Records contained in a dataset:
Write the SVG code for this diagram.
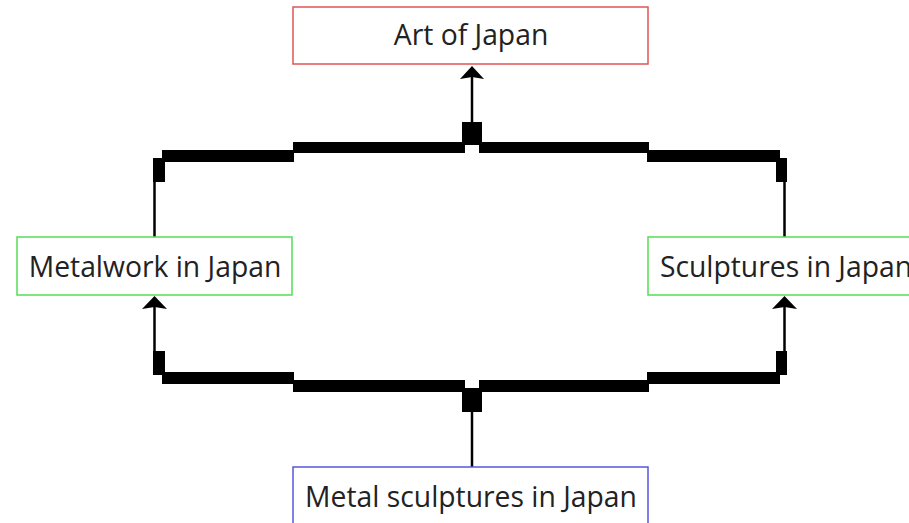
<svg xmlns="http://www.w3.org/2000/svg" width="909" height="523" viewBox="0 0 909 523">
<style>
.box{fill:#fff;stroke-width:1.5}
.red{stroke:#e05555}
.green{stroke:#55dd55}
.blue{stroke:#5555e0}
.lbl{font-family:"Open Sans","Noto Sans",sans-serif;font-size:28.3px;fill:#222;text-anchor:middle}
.thin{stroke:#000;stroke-width:2.5;fill:none}
.thick{fill:#000}
.head{fill:#000}
</style>
<rect width="909" height="523" fill="#fff"/>
<g id="connectors">
<g id="e-metalwork-art">
<line class="thin" x1="154.5" y1="237" x2="154.5" y2="180"/>
<rect class="thick" x="153" y="158" width="12" height="24"/>
<rect class="thick" x="162" y="150" width="132" height="12"/>
<rect class="thick" x="293" y="142" width="172" height="11"/>
</g>
<g id="e-sculptures-art">
<line class="thin" x1="784.5" y1="237" x2="784.5" y2="180"/>
<rect class="thick" x="776" y="158" width="11" height="24"/>
<rect class="thick" x="647" y="150" width="133" height="12"/>
<rect class="thick" x="479" y="142" width="170" height="11"/>
</g>
<g id="e-art-head">
<rect class="thick" x="462" y="122" width="20" height="23"/>
<path d="M472,122 L472,77" class="thin"/>
<path class="head" d="M460,79 L472,66 L484,79 L472,77 Z"/>
</g>
<g id="e-metal-metalwork">
<line class="thin" x1="472" y1="467" x2="472" y2="410"/>
<rect class="thick" x="462" y="388" width="20" height="24"/>
<rect class="thick" x="293" y="380" width="172" height="12"/>
<rect class="thick" x="162" y="372" width="132" height="12"/>
<rect class="thick" x="153" y="351" width="12" height="24"/>
<path d="M154.5,353 L154.5,307" class="thin"/>
<path class="head" d="M142,309 L154.5,296 L167,309 L154.5,307 Z"/>
</g>
<g id="e-metal-sculptures">
<rect class="thick" x="479" y="380" width="170" height="12"/>
<rect class="thick" x="647" y="372" width="133" height="12"/>
<rect class="thick" x="776" y="351" width="11" height="24"/>
<path d="M784.5,353 L784.5,307" class="thin"/>
<path class="head" d="M772,309 L784.5,296 L797,309 L784.5,307 Z"/>
</g>
</g>
<g id="node-art">
<rect class="box red" x="293" y="7" width="355" height="57"/>
<text class="lbl" x="471" y="45">Art of Japan</text>
</g>
<g id="node-metalwork">
<rect class="box green" x="17" y="237" width="275" height="58"/>
<text class="lbl" x="155" y="277">Metalwork in Japan</text>
</g>
<g id="node-sculptures">
<rect class="box green" x="648" y="237" width="275" height="58"/>
<text class="lbl" x="786" y="277">Sculptures in Japan</text>
</g>
<g id="node-metal">
<rect class="box blue" x="293" y="467" width="355" height="70"/>
<text class="lbl" x="471" y="507">Metal sculptures in Japan</text>
</g>
</svg>
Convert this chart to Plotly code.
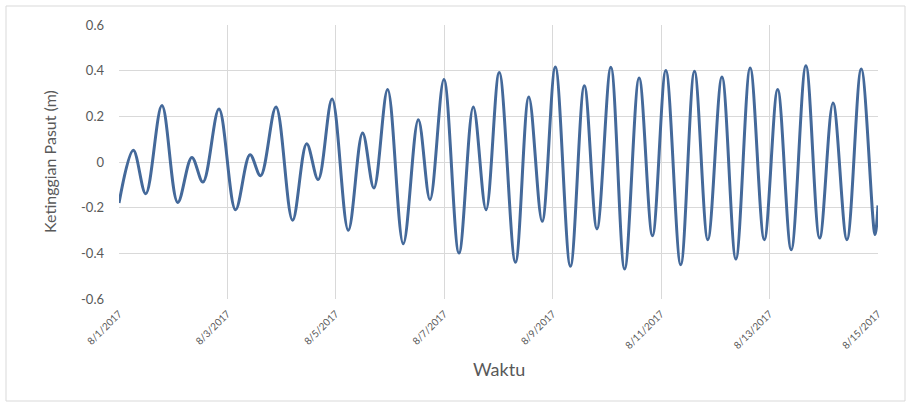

Given task:
Omit the pictures and output all of the other material exactly.

Solution:
Write the SVG code for this diagram.
<svg xmlns="http://www.w3.org/2000/svg" width="909" height="523" viewBox="0 0 909 523">
<style>
.box{fill:#fff;stroke-width:1.5}
.red{stroke:#e05555}
.green{stroke:#55dd55}
.blue{stroke:#5555e0}
.lbl{font-family:"Open Sans","Noto Sans",sans-serif;font-size:28.3px;fill:#222;text-anchor:middle}
.thin{stroke:#000;stroke-width:2.5;fill:none}
.thick{fill:#000}
.head{fill:#000}
</style>
<rect width="909" height="523" fill="#fff"/>
<g id="connectors">
<g id="e-metalwork-art">
<line class="thin" x1="154.5" y1="237" x2="154.5" y2="180"/>
<rect class="thick" x="153" y="158" width="12" height="24"/>
<rect class="thick" x="162" y="150" width="132" height="12"/>
<rect class="thick" x="293" y="142" width="172" height="11"/>
</g>
<g id="e-sculptures-art">
<line class="thin" x1="784.5" y1="237" x2="784.5" y2="180"/>
<rect class="thick" x="776" y="158" width="11" height="24"/>
<rect class="thick" x="647" y="150" width="133" height="12"/>
<rect class="thick" x="479" y="142" width="170" height="11"/>
</g>
<g id="e-art-head">
<rect class="thick" x="462" y="122" width="20" height="23"/>
<path d="M472,122 L472,77" class="thin"/>
<path class="head" d="M460,79 L472,66 L484,79 L472,77 Z"/>
</g>
<g id="e-metal-metalwork">
<line class="thin" x1="472" y1="467" x2="472" y2="410"/>
<rect class="thick" x="462" y="388" width="20" height="24"/>
<rect class="thick" x="293" y="380" width="172" height="12"/>
<rect class="thick" x="162" y="372" width="132" height="12"/>
<rect class="thick" x="153" y="351" width="12" height="24"/>
<path d="M154.5,353 L154.5,307" class="thin"/>
<path class="head" d="M142,309 L154.5,296 L167,309 L154.5,307 Z"/>
</g>
<g id="e-metal-sculptures">
<rect class="thick" x="479" y="380" width="170" height="12"/>
<rect class="thick" x="647" y="372" width="133" height="12"/>
<rect class="thick" x="776" y="351" width="11" height="24"/>
<path d="M784.5,353 L784.5,307" class="thin"/>
<path class="head" d="M772,309 L784.5,296 L797,309 L784.5,307 Z"/>
</g>
</g>
<g id="node-art">
<rect class="box red" x="293" y="7" width="355" height="57"/>
<text class="lbl" x="471" y="45">Art of Japan</text>
</g>
<g id="node-metalwork">
<rect class="box green" x="17" y="237" width="275" height="58"/>
<text class="lbl" x="155" y="277">Metalwork in Japan</text>
</g>
<g id="node-sculptures">
<rect class="box green" x="648" y="237" width="275" height="58"/>
<text class="lbl" x="786" y="277">Sculptures in Japan</text>
</g>
<g id="node-metal">
<rect class="box blue" x="293" y="467" width="355" height="70"/>
<text class="lbl" x="471" y="507">Metal sculptures in Japan</text>
</g>
</svg>
Convert this chart to Plotly code.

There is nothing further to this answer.